— start Provided data —

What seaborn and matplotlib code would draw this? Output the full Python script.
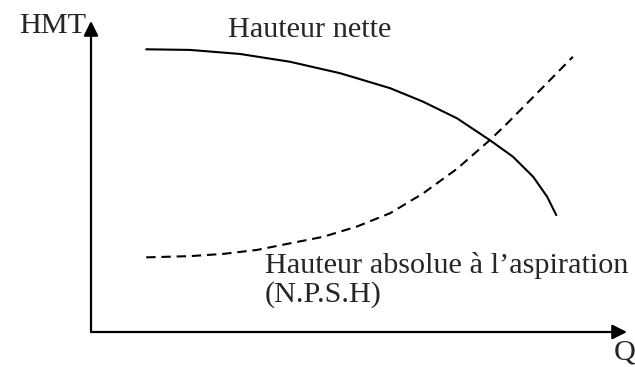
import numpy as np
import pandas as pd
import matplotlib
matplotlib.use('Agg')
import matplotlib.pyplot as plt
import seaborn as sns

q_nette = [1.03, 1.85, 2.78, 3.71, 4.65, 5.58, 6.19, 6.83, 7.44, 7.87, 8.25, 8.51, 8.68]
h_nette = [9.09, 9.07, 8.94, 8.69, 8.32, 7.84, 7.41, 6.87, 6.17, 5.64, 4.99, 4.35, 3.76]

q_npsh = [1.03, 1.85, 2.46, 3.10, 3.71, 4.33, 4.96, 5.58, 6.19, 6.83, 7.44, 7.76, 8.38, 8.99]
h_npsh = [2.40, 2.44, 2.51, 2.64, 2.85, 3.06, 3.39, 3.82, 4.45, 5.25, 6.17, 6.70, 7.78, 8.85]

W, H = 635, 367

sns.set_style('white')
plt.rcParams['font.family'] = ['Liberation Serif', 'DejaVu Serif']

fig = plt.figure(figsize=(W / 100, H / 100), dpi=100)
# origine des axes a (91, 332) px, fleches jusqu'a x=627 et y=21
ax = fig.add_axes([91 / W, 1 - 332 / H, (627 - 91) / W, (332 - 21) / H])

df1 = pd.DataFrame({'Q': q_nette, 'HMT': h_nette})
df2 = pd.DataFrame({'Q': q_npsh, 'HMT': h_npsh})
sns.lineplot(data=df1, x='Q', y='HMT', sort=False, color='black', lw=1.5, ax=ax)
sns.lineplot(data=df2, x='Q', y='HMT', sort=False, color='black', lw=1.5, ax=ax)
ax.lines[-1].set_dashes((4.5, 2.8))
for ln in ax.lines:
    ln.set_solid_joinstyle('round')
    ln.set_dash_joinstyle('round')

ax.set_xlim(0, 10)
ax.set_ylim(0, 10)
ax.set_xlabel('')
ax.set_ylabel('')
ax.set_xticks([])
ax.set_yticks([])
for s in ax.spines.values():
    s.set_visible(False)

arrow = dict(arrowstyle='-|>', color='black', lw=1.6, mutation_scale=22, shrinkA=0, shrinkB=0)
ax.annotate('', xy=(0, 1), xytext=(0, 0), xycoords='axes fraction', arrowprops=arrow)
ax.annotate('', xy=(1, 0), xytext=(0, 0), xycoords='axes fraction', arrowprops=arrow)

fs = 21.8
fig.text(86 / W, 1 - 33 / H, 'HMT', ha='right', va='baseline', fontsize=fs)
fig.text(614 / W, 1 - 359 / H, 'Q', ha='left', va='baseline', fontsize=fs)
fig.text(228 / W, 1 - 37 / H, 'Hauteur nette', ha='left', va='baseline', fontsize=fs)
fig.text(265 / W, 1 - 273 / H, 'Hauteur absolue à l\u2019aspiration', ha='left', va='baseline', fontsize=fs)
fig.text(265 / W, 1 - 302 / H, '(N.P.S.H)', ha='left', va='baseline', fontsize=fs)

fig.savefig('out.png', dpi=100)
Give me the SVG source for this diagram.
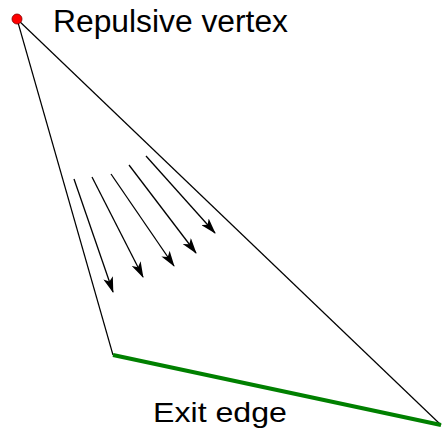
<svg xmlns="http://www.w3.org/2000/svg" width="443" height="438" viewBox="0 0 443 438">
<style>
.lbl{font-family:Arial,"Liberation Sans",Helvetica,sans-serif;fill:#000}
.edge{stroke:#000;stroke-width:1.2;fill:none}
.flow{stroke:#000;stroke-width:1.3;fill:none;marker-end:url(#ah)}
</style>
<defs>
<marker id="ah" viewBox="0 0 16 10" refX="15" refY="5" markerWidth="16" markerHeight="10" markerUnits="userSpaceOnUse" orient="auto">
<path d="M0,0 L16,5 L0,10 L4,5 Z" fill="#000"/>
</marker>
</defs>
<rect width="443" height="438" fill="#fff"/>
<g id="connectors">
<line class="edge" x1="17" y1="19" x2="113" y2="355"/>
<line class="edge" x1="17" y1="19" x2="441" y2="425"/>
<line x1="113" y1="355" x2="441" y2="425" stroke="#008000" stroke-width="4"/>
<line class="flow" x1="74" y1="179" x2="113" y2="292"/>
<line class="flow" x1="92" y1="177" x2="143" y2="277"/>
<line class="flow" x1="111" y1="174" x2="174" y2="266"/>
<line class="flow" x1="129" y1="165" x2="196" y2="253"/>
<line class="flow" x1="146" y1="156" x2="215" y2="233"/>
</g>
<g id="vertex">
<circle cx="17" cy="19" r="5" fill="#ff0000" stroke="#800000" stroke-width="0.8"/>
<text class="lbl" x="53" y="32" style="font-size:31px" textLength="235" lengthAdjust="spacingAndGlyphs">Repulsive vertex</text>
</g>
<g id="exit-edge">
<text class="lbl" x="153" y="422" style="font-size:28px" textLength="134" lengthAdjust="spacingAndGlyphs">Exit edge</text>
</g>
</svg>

— end Provided data —

=== What the exercise asks ===
Reproduce the material above exactly, first line through the line that contains "import seaborn as sns", minus the pictures.

=== Task answer ===
What seaborn and matplotlib code would draw this? Output the full Python script.
import numpy as np
import pandas as pd
import matplotlib
matplotlib.use('Agg')
import matplotlib.pyplot as plt
import seaborn as sns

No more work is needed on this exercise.